Si vous avez l'habitude de commencer les livres par la page 1, commencez par la page 1. Vous cheminerez du général au particulier, du théorique au pratique, de l'analyse des enjeux à la mise en œuvre de terrain.
Si vous avez déjà le cuir tanné par l'expérience de terrain, vous souhaiterez sans doute comprendre pourquoi il est nécessaire de passer à une gestion orientée sur les résultats, commencez alors par les deux premières parties, où sont analysés les nouveaux enjeux des politiques publiques dans le contexte de la troisième révolution industrielle et leur rôle clé dans la compétitivité des nations. La deuxième partie établit la nécessité d'assujettir les tâches de gestion (« bien faire les choses ») à la stratégie (« faire les bonnes choses ») et le lien à bâtir entre l'une et l'autre.

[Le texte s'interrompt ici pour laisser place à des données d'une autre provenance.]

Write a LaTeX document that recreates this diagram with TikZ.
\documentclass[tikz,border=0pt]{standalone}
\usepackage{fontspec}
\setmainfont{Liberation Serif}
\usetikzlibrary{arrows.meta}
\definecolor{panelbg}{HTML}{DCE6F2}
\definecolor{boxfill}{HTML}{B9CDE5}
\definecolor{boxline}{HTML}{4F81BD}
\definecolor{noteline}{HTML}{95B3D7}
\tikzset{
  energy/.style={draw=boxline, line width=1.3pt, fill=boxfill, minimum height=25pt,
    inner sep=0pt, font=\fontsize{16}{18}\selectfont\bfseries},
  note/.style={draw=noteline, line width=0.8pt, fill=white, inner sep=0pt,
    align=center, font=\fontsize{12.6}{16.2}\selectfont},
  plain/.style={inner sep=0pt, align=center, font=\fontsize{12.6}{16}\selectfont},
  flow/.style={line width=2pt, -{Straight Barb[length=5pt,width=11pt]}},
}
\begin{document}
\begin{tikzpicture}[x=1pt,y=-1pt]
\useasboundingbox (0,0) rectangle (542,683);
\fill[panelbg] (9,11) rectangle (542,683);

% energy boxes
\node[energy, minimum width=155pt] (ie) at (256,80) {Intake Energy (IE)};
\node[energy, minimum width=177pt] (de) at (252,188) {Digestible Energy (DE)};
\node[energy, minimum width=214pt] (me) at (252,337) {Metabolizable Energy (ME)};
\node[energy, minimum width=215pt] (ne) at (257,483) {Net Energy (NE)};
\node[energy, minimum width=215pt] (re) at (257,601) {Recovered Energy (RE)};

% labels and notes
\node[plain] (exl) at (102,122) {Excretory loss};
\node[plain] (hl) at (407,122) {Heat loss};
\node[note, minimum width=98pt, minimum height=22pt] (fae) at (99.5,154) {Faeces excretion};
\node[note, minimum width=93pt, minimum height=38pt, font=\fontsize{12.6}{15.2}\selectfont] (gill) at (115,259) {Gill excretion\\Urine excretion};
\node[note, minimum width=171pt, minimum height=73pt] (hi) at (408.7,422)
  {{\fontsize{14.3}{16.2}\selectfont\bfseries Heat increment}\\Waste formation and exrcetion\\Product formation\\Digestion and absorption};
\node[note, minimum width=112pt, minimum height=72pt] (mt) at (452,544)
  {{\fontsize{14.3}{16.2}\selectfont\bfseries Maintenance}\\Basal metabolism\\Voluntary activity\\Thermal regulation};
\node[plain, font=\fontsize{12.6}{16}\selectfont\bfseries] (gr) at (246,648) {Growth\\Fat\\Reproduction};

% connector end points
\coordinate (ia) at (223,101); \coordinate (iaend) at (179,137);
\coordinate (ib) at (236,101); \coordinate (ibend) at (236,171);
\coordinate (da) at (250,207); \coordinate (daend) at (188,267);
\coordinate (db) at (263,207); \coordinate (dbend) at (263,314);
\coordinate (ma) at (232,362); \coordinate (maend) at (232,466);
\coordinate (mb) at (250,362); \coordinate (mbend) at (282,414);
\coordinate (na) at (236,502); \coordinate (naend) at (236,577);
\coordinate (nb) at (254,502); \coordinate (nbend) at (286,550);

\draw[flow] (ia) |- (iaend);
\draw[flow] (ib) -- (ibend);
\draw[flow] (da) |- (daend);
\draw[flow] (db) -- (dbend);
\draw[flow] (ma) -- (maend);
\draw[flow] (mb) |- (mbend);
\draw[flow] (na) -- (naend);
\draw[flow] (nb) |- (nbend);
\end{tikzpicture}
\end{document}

Si vous êtes dirigeant ou avez la tutelle d'une agence gouvernementale, allez directement à la troisième partie pour y découvrir l'étude sur les établissements publics français, les expériences internationales de management des agences et les principes de management stratégiques qui s'en dégagent.

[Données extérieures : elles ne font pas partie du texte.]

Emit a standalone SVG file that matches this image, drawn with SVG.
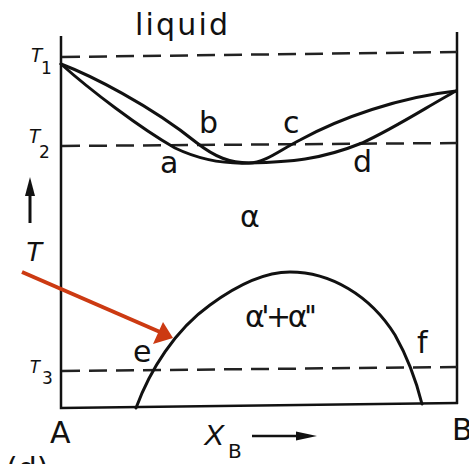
<svg xmlns="http://www.w3.org/2000/svg" width="469" height="464" viewBox="0 0 469 464">
<style>
.ax{stroke:#111;stroke-width:2.5;fill:none}
.cv{stroke:#111;stroke-width:3;fill:none;stroke-linecap:round}
.ds{stroke:#222;stroke-width:2.5;fill:none;stroke-dasharray:18 9}
.lb{font-family:"DejaVu Sans","Liberation Sans",sans-serif;font-size:30px;fill:#111}
.it{font-family:"Liberation Sans","DejaVu Sans",sans-serif;font-style:italic;fill:#111}
.sb{font-family:"DejaVu Sans","Liberation Sans",sans-serif;fill:#111}
</style>
<rect width="469" height="464" fill="#fff"/>
<g id="axes">
<path class="ax" d="M61,36 V408 L458,403"/>
<path class="ax" d="M457,32 V404"/>
</g>
<g id="isotherms">
<path class="ds" d="M62,57 L457,52"/>
<path class="ds" d="M62,146 L457,143"/>
<path class="ds" d="M62,371 L457,367"/>
</g>
<g id="curves">
<path class="cv" d="M61,64 C90,75 150,105 197,143 C215,157 230,163 249,163 C265,163 280,150 300,140 C340,118 400,97 456,91"/>
<path class="cv" d="M61,64 C90,90 140,128 175,148 C200,160 225,164 249,163 C290,162 320,160 362,143 C395,128 430,105 456,91"/>
<path class="cv" d="M136,408 C150,370 175,330 210,305 C240,283 265,272 290,272 C330,272 370,295 395,335 C408,358 416,380 422,404"/>
</g>
<g id="labels">
<text class="lb" x="135" y="35" textLength="93">liquid</text>
<text class="it" x="30" y="62" font-size="20">T</text><text class="sb" x="41" y="74" font-size="17">1</text>
<text class="it" x="28" y="143" font-size="20">T</text><text class="sb" x="39" y="158" font-size="17">2</text>
<text class="it" x="29" y="373" font-size="18">T</text><text class="sb" x="42" y="384" font-size="17">3</text>
<text class="it" x="25" y="261" font-size="28">T</text>
<text class="lb" x="199" y="133">b</text>
<text class="lb" x="160" y="173">a</text>
<text class="lb" x="283" y="133">c</text>
<text class="lb" x="353" y="172">d</text>
<text class="lb" x="240" y="227">α</text>
<text class="lb" x="245" y="327" font-size="26" textLength="72">α'+α''</text>
<text class="lb" x="133" y="362">e</text>
<text class="lb" x="417" y="353">f</text>
<text class="lb" x="50" y="443">A</text>
<text class="lb" x="452" y="440">B</text>
<text class="it" x="204" y="445" font-size="30">X</text><text class="sb" x="228" y="458" font-size="20">B</text>
<text class="lb" x="6" y="479">(d)</text>
</g>
<g id="arrows">
<path d="M30,223 V192" stroke="#111" stroke-width="3"/>
<polygon points="25,196 30,177 35,196" fill="#111"/>
<path d="M252,436 H300" stroke="#111" stroke-width="2.5"/>
<polygon points="296,431.5 317,436 296,440.5" fill="#111"/>
<path d="M22,272 L160,332" stroke="#cc3a12" stroke-width="4" fill="none"/>
<polygon points="173,338 163,322 153,344" fill="#cc3a12"/>
</g>
</svg>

Si vous êtes un anxieux de l'action, allez directement à la quatrième partie : vous y découvrirez la panoplie du parfait transformateur d'organisation, et comprendrez pourquoi il n'était pas pertinent d'aller directement à cette quatrième partie.
Enfin, si vous êtes de ceux qui pestent contre ceux qui ont le temps d'écrire des livres parce que vous, vous ne l'avez pas, allez directement découvrir dans la conclusion les « règles pour réussir à échouer ». Vous comprendrez pourquoi vous n'avez jamais le temps et pourquoi il est nécessaire de suivre ce conseil que donne Luc dans son Évangile : « Qui de vous, en effet, s'il veut bâtir une tour, ne commence par s'asseoir pour calculer la dépense et voir s'il a de quoi aller jusqu'au bout ? » (Luc, 14, 26).